I'm looking for an algorithm that returns (the length of) the intersection of two given N^4 lists / sets (more precisely in [|0;7|]^4). I'm not expecting an answer in a specific programming language (I'm doing it in OCaml but as this language isn't very popular I don't expect answers to be written in Caml...). Note that solutions involving big pre-computations (for example to completly change the structure of sets) aren't a problem in my case.
I tried to consider N^4 sets as classical integer sets to then intersect them using buit-in set intersections (but this was way too slow for my purpose) and I also tried to consider them as N^2 sets to apply the Lebesgue fast N^2 intersect (this could have worked but it turns out points don't rearrange very randomly over the plane thus making this algorithm quite inefficient).

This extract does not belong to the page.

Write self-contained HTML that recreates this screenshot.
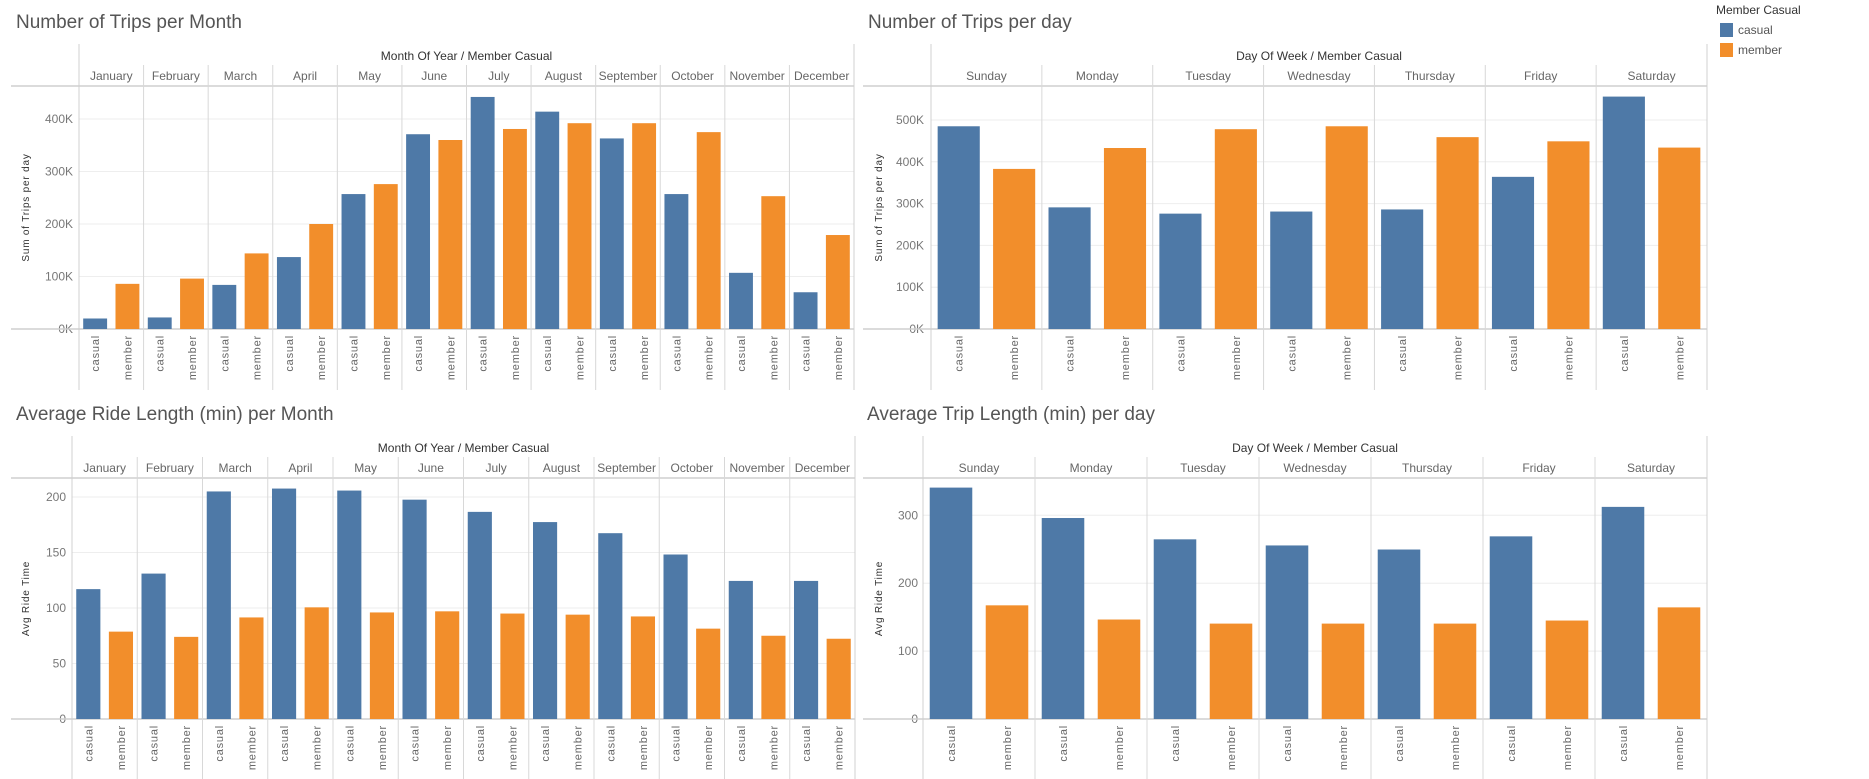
<!DOCTYPE html>
<html><head><meta charset="utf-8"><style>
body{margin:0;background:#fff;}
svg{display:block;font-family:"Liberation Sans Narrow","Liberation Sans",sans-serif;}
</style></head><body>
<svg id="dash" width="1869" height="779" viewBox="0 0 1869 779" xmlns="http://www.w3.org/2000/svg">
<g>
<text x="1716" y="14" font-size="12" fill="#333">Member Casual</text>
<rect x="1720" y="23" width="13" height="14" fill="#4e79a7"/>
<text x="1738" y="34" font-size="12" fill="#555">casual</text>
<rect x="1720" y="43" width="13" height="14" fill="#f28e2b"/>
<text x="1738" y="54" font-size="12" fill="#555">member</text>
</g>
</svg>
<script>
const months = ["January","February","March","April","May","June","July","August","September","October","November","December"];
const days = ["Sunday","Monday","Tuesday","Wednesday","Thursday","Friday","Saturday"];
const tripsMonthCasual = [20000,22000,84000,137000,257000,371000,442000,414000,363000,257000,107000,70000];
const tripsMonthMember = [86000,96000,144000,200000,276000,360000,381000,392000,392000,375000,253000,179000];
const tripsDayCasual = [485000,291000,276000,281000,286000,364000,556000];
const tripsDayMember = [383000,433000,478000,485000,459000,449000,434000];
const rideMonthCasual = [117,131,205,207.6,205.8,197.6,186.6,177.4,167.4,148.2,124.4,124.4];
const rideMonthMember = [78.7,74,91.5,100.6,96,97,95,94,92.4,81.4,75,72.3];
const rideDayCasual = [340.8,296,264.6,255.6,249.6,269,312.4];
const rideDayMember = [167.4,146.5,140.5,140.5,140.5,145,164.4];
const tripTicks = [0,100000,200000,300000,400000];
const tripTicksDay = [0,100000,200000,300000,400000,500000];
const rideTicksMonth = [0,50,100,150,200];
const rideTicksDay = [0,100,200,300];
const seriesNames = ["casual","member"];

const svg = document.getElementById('dash');
const NS = 'http://www.w3.org/2000/svg';
function mk(tag, attrs, parent, txt){
  const e = document.createElementNS(NS, tag);
  for (const k in attrs) e.setAttribute(k, attrs[k]);
  if (txt !== undefined) e.textContent = txt;
  parent.appendChild(e);
  return e;
}
function fmtK(v){ return Math.round(v/1000)+'K'; }

function chart(cfg){
  const g = mk('g', {}, svg);
  
  
  const t = mk('text', {x:cfg.titleX, y:cfg.top-16, 'font-size':19, fill:'#555'}, g, cfg.title);
  
  
  const top = cfg.top, rowTop = top+21, hLine = top+42, base = cfg.base, bottom = cfg.bottom;
  const L = cfg.left, R = cfg.right, n = cfg.cats.length, cw = (R-L)/n;
  const y = v => base - v*cfg.ppu;
  // gridlines
  cfg.ticks.forEach(v => {
    if (v>0) mk('line', {x1:L, x2:R, y1:y(v), y2:y(v), stroke:'#eeeeee', 'stroke-width':1}, g);
    const tl = mk('text', {x:cfg.tickX, y:y(v)+4, 'font-size':12, fill:'#777', 'text-anchor':'end'}, g, cfg.fmt(v));
    
    
  });
  // frame lines
  mk('line', {x1:L, x2:L, y1:top, y2:bottom, stroke:'#d0d0d0'}, g);
  mk('line', {x1:R, x2:R, y1:top, y2:bottom, stroke:'#d0d0d0'}, g);
  mk('line', {x1:cfg.outer, x2:R, y1:hLine, y2:hLine, stroke:'#cfcfcf', 'stroke-width':1.5}, g);
  mk('line', {x1:cfg.outer, x2:R, y1:base, y2:base, stroke:'#cfcfcf', 'stroke-width':1.5}, g);
  const ht = mk('text', {x:(L+R)/2, y:top+16, 'font-size':12, fill:'#333', 'text-anchor':'middle'}, g, cfg.header);
  
  
  const yt = mk('text', {x:cfg.ytX, y:(hLine+base)/2, 'font-size':10, fill:'#333', 'text-anchor':'middle', 'letter-spacing':'0.8', 'font-family':'Liberation Sans, sans-serif', transform:'rotate(-90 '+cfg.ytX+' '+((hLine+base)/2)+')'}, g, cfg.ytitle);
  
  
  cfg.cats.forEach((c, i) => {
    const x0 = L + i*cw;
    if (i>0) mk('line', {x1:x0, x2:x0, y1:rowTop, y2:bottom, stroke:'#d8d8d8'}, g);
    const cl = mk('text', {x:x0+cw/2, y:rowTop+15, 'font-size':12, fill:'#666', 'text-anchor':'middle'}, g, c);
    
    
    const sw = cw/2, bw = sw*cfg.bar;
    [cfg.s1, cfg.s2].forEach((arr, k) => {
      const cx = x0 + sw*k + sw/2;
      const v = arr[i];
      const r = mk('rect', {x:cx-bw/2, y:y(v), width:bw, height:base-y(v), fill:k===0?'#4e79a7':'#f28e2b'}, g);
      
      
      const lx = cx+4, ly = base+6;
      const lt = mk('text', {x:lx, y:ly, 'font-size':11, fill:'#666', 'text-anchor':'end', 'letter-spacing':'0.8', 'font-family':'Liberation Sans, sans-serif', transform:'rotate(-90 '+lx+' '+ly+')'}, g, seriesNames[k]);
      
      
    });
  });
}
chart({name:'trips-per-month-chart', title:'Number of Trips per Month', titleX:16, top:44, base:329, bottom:390, left:79, right:854, outer:11, cats:months, s1:tripsMonthCasual, s2:tripsMonthMember, ppu:52.5/100000, ticks:tripTicks, fmt:fmtK, tickX:73, ytX:29, header:'Month Of Year / Member Casual', ytitle:'Sum of Trips per day', bar:0.74});
chart({name:'trips-per-day-chart', title:'Number of Trips per day', titleX:868, top:44, base:329, bottom:390, left:931, right:1707, outer:863, cats:days, s1:tripsDayCasual, s2:tripsDayMember, ppu:41.8/100000, ticks:tripTicksDay, fmt:fmtK, tickX:924, ytX:882, header:'Day Of Week / Member Casual', ytitle:'Sum of Trips per day', bar:0.76});
chart({name:'ride-length-per-month-chart', title:'Average Ride Length (min) per Month', titleX:16, top:436, base:719, bottom:779, left:72, right:855, outer:11, cats:months, s1:rideMonthCasual, s2:rideMonthMember, ppu:55.5/50, ticks:rideTicksMonth, fmt:v=>String(v), tickX:66, ytX:29, header:'Month Of Year / Member Casual', ytitle:'Avg Ride Time', bar:0.74});
chart({name:'trip-length-per-day-chart', title:'Average Trip Length (min) per day', titleX:867, top:436, base:719, bottom:779, left:923, right:1707, outer:863, cats:days, s1:rideDayCasual, s2:rideDayMember, ppu:67.9/100, ticks:rideTicksDay, fmt:v=>String(v), tickX:918, ytX:882, header:'Day Of Week / Member Casual', ytitle:'Avg Ride Time', bar:0.76});
</script>
</body></html>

It is not clear what performance target you are aiming for. Normal set intersection with at most 4096 elements should be not that slow at least for an intersection on generic sets. Typically, the worst case scenario (intersecting the full set with itself) takes around 70µs with OCaml standard set on my computer whereas the best case scenario (intersecting two empty sets) takes 6ns. In particular, computing only the length in O(n) and avoiding to build the result set doesn't seem to improve the performance in the worst case scenario.
Thus, we are looking at optimizing constants by fitting the algorithm to the data set. Since, your sets have at most 4096 elements, they can be represented as strings of length 4096/8 = 512.
With this representation, intersecting two sets is a matter of taking the logical and of the two strings. We can optimize further by computing the length on the fly:
let inter x y =
let r = ref 0 in
for i = 0 to set_size - 1 do
r := !r + popcount (Char.code x.[i] land Char.code y.[i])
done;
!r
This is enough to decrease the computation time to 200 ns with an OCaml implementation of popcount (which counts the number of 1 bit in the character).
Going further is possible, but at that point we need to either exploit more structure of the data set or we need to fit the algorithm to the hardware by going down to C in order to use the hardware popcount instruction and vectorial SIMD instructions to compute the logical and on larger batch of bytes.